2º Não-post de Ano Novo



Certo dia, uma grande amiga me disse: "Ora, se você não pode lutar contra seus monstros, então chame-os para tomar um café." Sou pessoa dada a oferecer conselhos, mas ganho-os pouco - este conselho, no entanto, fez tanto sentido que ficou gravado na minha memória, sempre ecoando no fundo dos meus pensamentos.

Pois o que fiz ao longo dos dias que passaram (não nos 365, mas naqueles que consegui) foi ficar amiga dos meus dragões. Demorei a perceber que eles não iriam embora tão cedo, talvez nunca!, então a saída foi me aliar aos inimigos, escutar o que eles tinham a dizer, bater um papo, dialogar.

Não sou boa em diplomacia, então vários dias fui queimada pelo meus dragões. Algumas vezes, o fogo passou só de raspão, sem causar muitos danos. Na maior parte das vezes, ele causou queimaduras, bolhas e dói quando me recordo. Sobrevivi, mesmo assim, para contar esta pequena história: como domei meus dragões.

Creio que a maior das minhas ilusões há muito foi quebrada, junto com meu coração e com a minha confiança nas pessoas (ou, pelo menos, na maior parte delas). Fiquei arisca, eu sei, e logo criou-se um belo terreno para todos os monstros do reino virem fazer seus ninhos. Dia a dia, lutei contra eles, na inocência de esperar que, ao ganhar esta guerra, eu ganharia minha cura também.

Não ganhei nem uma, nem outra. Mas me sinto inteira e completa como nunca havia me sentido antes. Mesmo queimada, mesmo ainda bastante arisca, mesmo tentando reconstruir a vida. E o principal motivo é porque, agora, meus dragões comem biscoitos e assistem televisão comigo. Convivemos harmoniosamente, sem excedermos nossos limites e sem invadirmos nossos terrenos - eles lá, eu cá.
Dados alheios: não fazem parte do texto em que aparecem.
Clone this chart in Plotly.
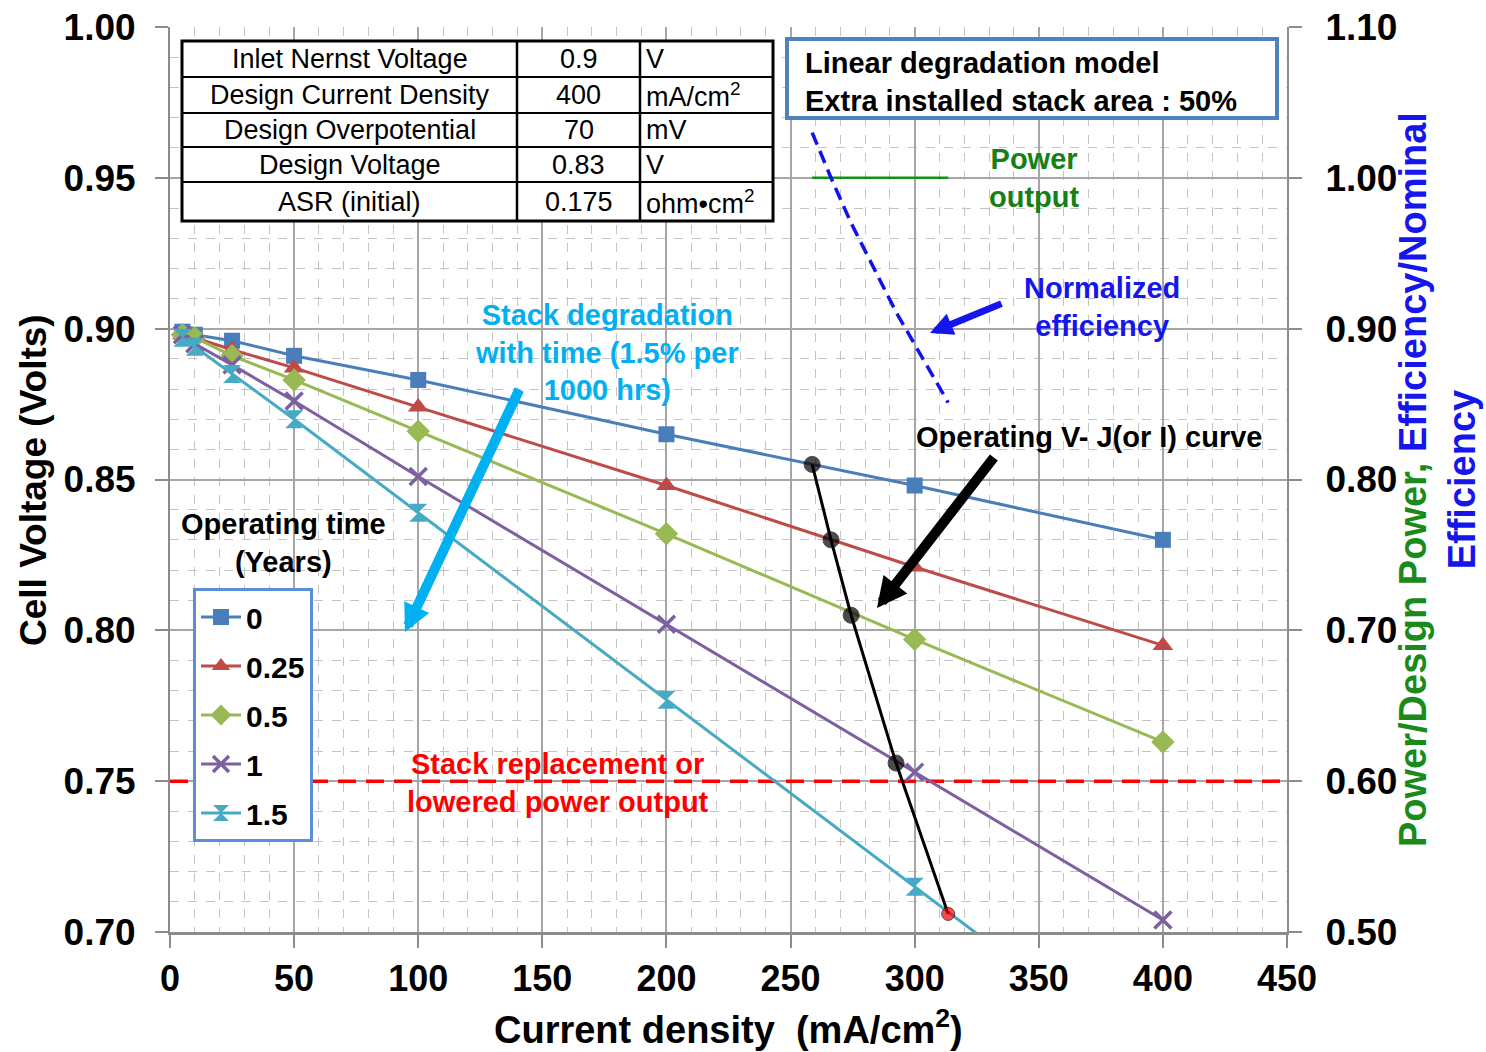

Eles já não são tão assustadores como eram antes. Alguns, sequer temo. Outros, fazem parte de mim, são pedaços do que me tornei - escolhi eles, quero-os comigo, porque eles me servem de alguma coisa: me defendem, me questionam, me fazem as perguntas que devo responder. Estes, ah estes!, viraram animais de estimação, queridos e fofos.

Os outros, estão ali na coleira. Não sou mais dominada por eles como antes, e treino todos os dias para ser uma senhora forte e cruel quando for necessário - mas somente com eles, claro. Com o resto do mundo, eu quero paz.

Sossego e acolhimento.
Não é pedir muito, em tempos de guerra.